The Presidential commission investigating the BP oil spill says the oil and gas industry needs to take bold action to make it clear that business will no longer be conducted as usual in the Gulf of Mexico. In a nutshell, one section of the report says BP and other companies working in the Gulf need to change their safety cultures.
The National Commission on the BP Deepwater Horizon Oil Spill and Offshore Drilling released its full report on Jan. 11.
The report notes that this isn’t the first disastrous workplace incident caused by BP. The Texas City refinery explosion on March 23, 2005, killed 15 people and injured more than 170.
BP states its safety goal as “no accidents, no harm to people and no damage to the environment.”
But the report says the oil company’s approach to managing safety has been on individual worker occupational safety but not on process safety. BP doesn’t have “consistent and reliable risk-management processes.”
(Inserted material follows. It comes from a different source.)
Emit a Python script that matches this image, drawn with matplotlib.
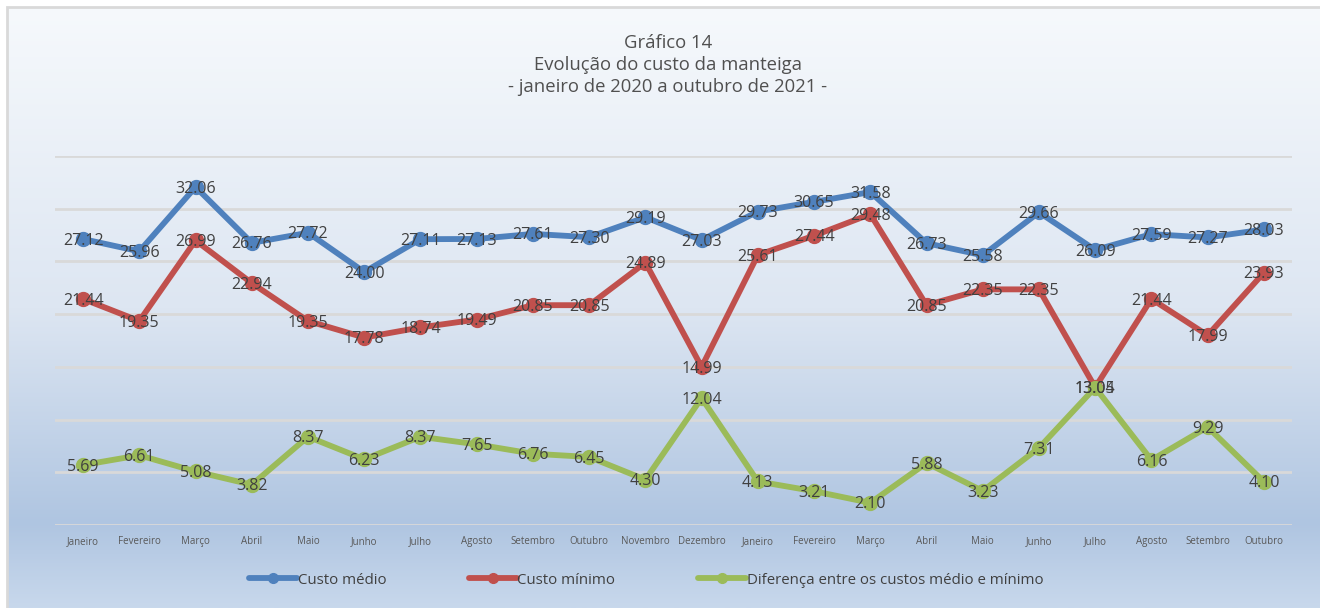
import numpy as np
import matplotlib.pyplot as plt
from matplotlib.colors import LinearSegmentedColormap
from matplotlib.patches import Rectangle

plt.rcParams['font.family'] = ['Open Sans', 'DejaVu Sans']

# Dados
meses = ['Janeiro', 'Fevereiro', 'Março', 'Abril', 'Maio', 'Junho', 'Julho',
         'Agosto', 'Setembro', 'Outubro', 'Novembro', 'Dezembro',
         'Janeiro', 'Fevereiro', 'Março', 'Abril', 'Maio', 'Junho', 'Julho',
         'Agosto', 'Setembro', 'Outubro']
custo_medio = [27.12, 25.96, 32.06, 26.76, 27.72, 24.00, 27.11, 27.13, 27.61, 27.30,
               29.19, 27.03, 29.73, 30.65, 31.58, 26.73, 25.58, 29.66, 26.09, 27.59,
               27.27, 28.03]
custo_minimo = [21.44, 19.35, 26.99, 22.94, 19.35, 17.78, 18.74, 19.49, 20.85, 20.85,
                24.89, 14.99, 25.61, 27.44, 29.48, 20.85, 22.35, 22.35, 13.05, 21.44,
                17.99, 23.93]
diferenca = [5.69, 6.61, 5.08, 3.82, 8.37, 6.23, 8.37, 7.65, 6.76, 6.45,
             4.30, 12.04, 4.13, 3.21, 2.10, 5.88, 3.23, 7.31, 13.04, 6.16,
             9.29, 4.10]

series = [
    ('Custo médio', custo_medio, '#4f81bd'),
    ('Custo mínimo', custo_minimo, '#c0504d'),
    ('Diferença entre os custos médio e mínimo', diferenca, '#9bbb59'),
]

W, H = 1320, 608
fig = plt.figure(figsize=(W / 100, H / 100), dpi=100)
fig.patch.set_facecolor('white')

# fundo em degradê
bg = fig.add_axes([8 / W, 0, 1 - 8 / W, 1 - 8 / H], zorder=-10)
cmap = LinearSegmentedColormap.from_list(
    'bg', [(0, '#f6f9fc'), (0.5, '#dde6f2'), (0.86, '#afc5e1'), (1, '#c8d8ec')])
grad = np.linspace(0, 1, 256).reshape(-1, 1)
bg.imshow(grad, aspect='auto', cmap=cmap, extent=[0, 1, 1, 0])
bg.set_axis_off()
fig.patches.append(Rectangle((7 / W, -0.01), 1.02, 1 - 7 / H + 0.01,
                             transform=fig.transFigure, fill=False,
                             edgecolor='#d9d9d9', linewidth=2, zorder=-5))

ax = fig.add_axes([55 / W, 1 - 525 / H, (1292 - 55) / W, (525 - 156) / H])
ax.patch.set_alpha(0)
x = np.arange(len(meses))
for nome, vals, cor in series:
    ax.plot(x, vals, color=cor, lw=4.2, marker='o', ms=10, label=nome,
            solid_capstyle='round', solid_joinstyle='round', zorder=3)
    for xi, v in zip(x, vals):
        ax.text(xi, v - 0.15, f'{v:.2f}', ha='center', va='center', fontsize=11.5,
                color='#404040', zorder=4)

ax.set_xlim(-0.5, len(meses) - 0.5)
ax.set_ylim(0, 35)
ax.set_yticks(np.arange(0, 36, 5))
ax.yaxis.grid(True, color='#d9d9d9', lw=2)
ax.set_axisbelow(True)
ax.tick_params(axis='y', left=False, labelleft=False)
ax.set_xticks(x)
ax.set_xticklabels(meses, fontsize=7, color='#595959')
ax.tick_params(axis='x', length=0, pad=8)
for s in ax.spines.values():
    s.set_visible(False)

fig.text(668 / W, 1 - 65 / H,
         'Gráfico 14\nEvolução do custo da manteiga\n- janeiro de 2020 a outubro de 2021 -',
         ha='center', va='center', fontsize=13.3, color='#505050', linespacing=1.3)

fig.legend(loc='center', bbox_to_anchor=(646 / W, 1 - 580 / H), ncol=3,
           frameon=False, fontsize=10.8, labelcolor='#404040', handlelength=3.2,
           handletextpad=0.05, columnspacing=5.5, markerscale=0.7)

fig.savefig('out.png', dpi=100)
One example in the report shows how the safety culture may not have been up to par. Transocean was one of BP’s two largest contractors on Deepwater Horizon. A survey of Transocean crew regarding safety management and safety culture one month before the oil spill showed:
- 46% of crew members surveyed felt some of the workforce feared reprisals for reporting unsafe situations, and
- 15% felt that there weren’t enough people to carry out work safely.
The report suggests, “Company leaders will need to lead the effort to guarantee that risk management improves throughout the industry to ensure that the mistakes made at [Deepwater] are not repeated.”